Rivers of London
Ben Aaronovitch gave his debut as a writer with a happy mix of Harry Potter, Disc World and Thursday Next. His hero Peter Grant, a black probationary PC with the London Metropolitan Police, investigates a cruel murder when he meets a ghost who says he witnessed the crime.
Grant is terribly confused as he neither believes in ghosts nor magic. His boss reluctantly assigns him to DCI Thomas Nightingale, the only specialist for the supernatural within the police. Grant asks him if that means that he is a wizard:”Like Harry Potter?” Nightingale sighed. “No”, he said, “not like Harry Potter.” - “In what way?” - “I´m not a fictional character,” said Nightingale. (p. 45)
When there is a gang war between young white males and black females, Grant learns that they are the respective sons of Father Thames, who rules the river up to London and the daughters of Mother Thames whose realm is the river from London to the sea. The sons and daughters represent the tributaries of the Thames, most of them no longer visible in present day London.
It is all very confusing and bizarre and highly comical.
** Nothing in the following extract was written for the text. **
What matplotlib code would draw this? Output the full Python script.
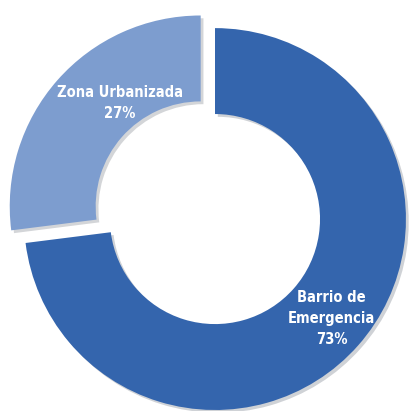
import matplotlib
matplotlib.use("Agg")
import matplotlib.pyplot as plt
import matplotlib.patheffects as pe

# data
categories = ["Barrio de\nEmergencia", "Zona Urbanizada"]
shares = [73, 27]
colors = ["#3465ad", "#7d9dcf"]
explode = [0, 0.1]

fig = plt.figure(figsize=(4.09, 4.11), dpi=100)
ax = fig.add_axes([0, 0, 1, 1])

wedges, _ = ax.pie(shares, colors=colors, explode=explode, startangle=90,
                   counterclock=False, radius=1,
                   wedgeprops=dict(width=0.45, edgecolor="none"))
for w in wedges:
    w.set_path_effects([pe.SimplePatchShadow(offset=(2, -2), alpha=0.2),
                        pe.Normal()])

# labels in a narrow bold face, white on the slices
font = dict(family=["DejaVu Sans"], fontstretch="condensed",
            fontweight="bold", color="white", ha="center", va="center",
            fontsize=10.5, linespacing=1.5)
ax.text(0.61, -0.52, "%s\n%d%%" % (categories[0], shares[0]), **font)
ax.text(-0.50, 0.61, "%s\n%d%%" % (categories[1], shares[1]), **font)

ax.set_xlim(-1.126, 1.016)
ax.set_ylim(-1.005, 1.147)
ax.set_aspect("equal")
ax.axis("off")

fig.savefig("out.png", dpi=100, facecolor="white")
No character is what he seems to be. To catch the evil ghost behind the murders Grant has to go back in time and the London he knows step by step fades into scenes ever going back until he finds himself in pre-Roman London, which, for me, is the most fascinating part of the novel.
It is written in a rather breathless style with spelling and grammar errors a good lectorate might want to erase. With “Moon over Soho” the story turns into a series, hopefully a good one. Certainly worth reading.